Electrocardiogram Signal Analysis With a Machine Learning Model Predicts the Presence of Pulmonary Embolism With Accuracy Dependent on Embolism Burden

Abstract

ObjectiveTo develop an artificial intelligence deep neural network (AI-DNN) algorithm to analyze 12-lead electrocardiogram (ECG) for detection of acute pulmonary embolism (PE) and PE categories. Patients and MethodsA cohort of patients seen between January 1, 1999, and December 31, 2020, from across the Mayo Clinic Enterprise with computed tomography pulmonary angiogram (CTPA) and ECG performed ±6 hours was identified.

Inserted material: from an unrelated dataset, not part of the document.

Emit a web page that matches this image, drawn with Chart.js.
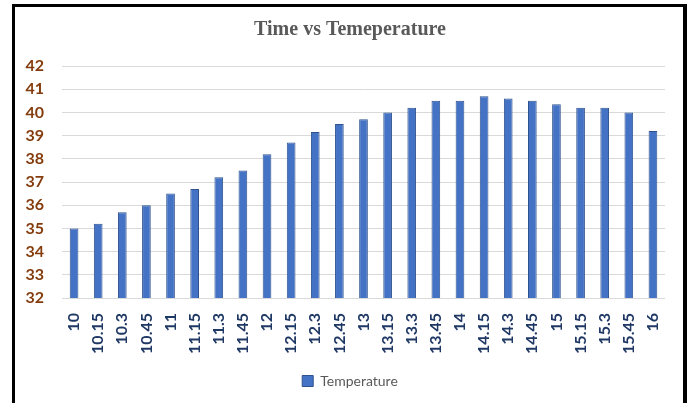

Natural language processing algorithms were applied to radiology reports to determine the diagnosis of acute PE, acute right ventricular strain pulmonary embolism (RVSPE), saddle pulmonary embolism (SADPE), or no PE. Diagnostic performance parameters of the AI-DNN reported were area under the receiver operating characteristics curve (AUROC), sensitivity, specificity, positive predictive value (PPV), and negative predictive value (NPV). ResultsA cohort of patients with CTPA report and ECG consisted of 79,894 patients including 7423 (9.3%) with acute PE, among whom 1138 patients had RVSPE or SADPE. Artificial intelligence deep neural network predicted acute PE with a modest accuracy of AUROC of 0.69 (95% CI, 0.68-0.71), sensitivity of 63.5%, specificity of 64.7%, PPV of 15.6%, and NPV of 94.5%. The AI-DNN prediction using the same algorithm for RVSPE or SADPE was higher (AUROC, 0.84; 95% CI, 0.81-0.86) with a sensitivity of 80.8%, specificity of 64.7.8%, PPV of 3.5%, and NPV of 99.5%. ConclusionAn AI-based analysis of 12-lead ECG shows modest detection power for acute PE in patients who underwent CTPA, with higher accuracy for high-risk PE. Moreover, with the high NPV, it has the clinical potential to exclude high-risk PE quickly and correctly.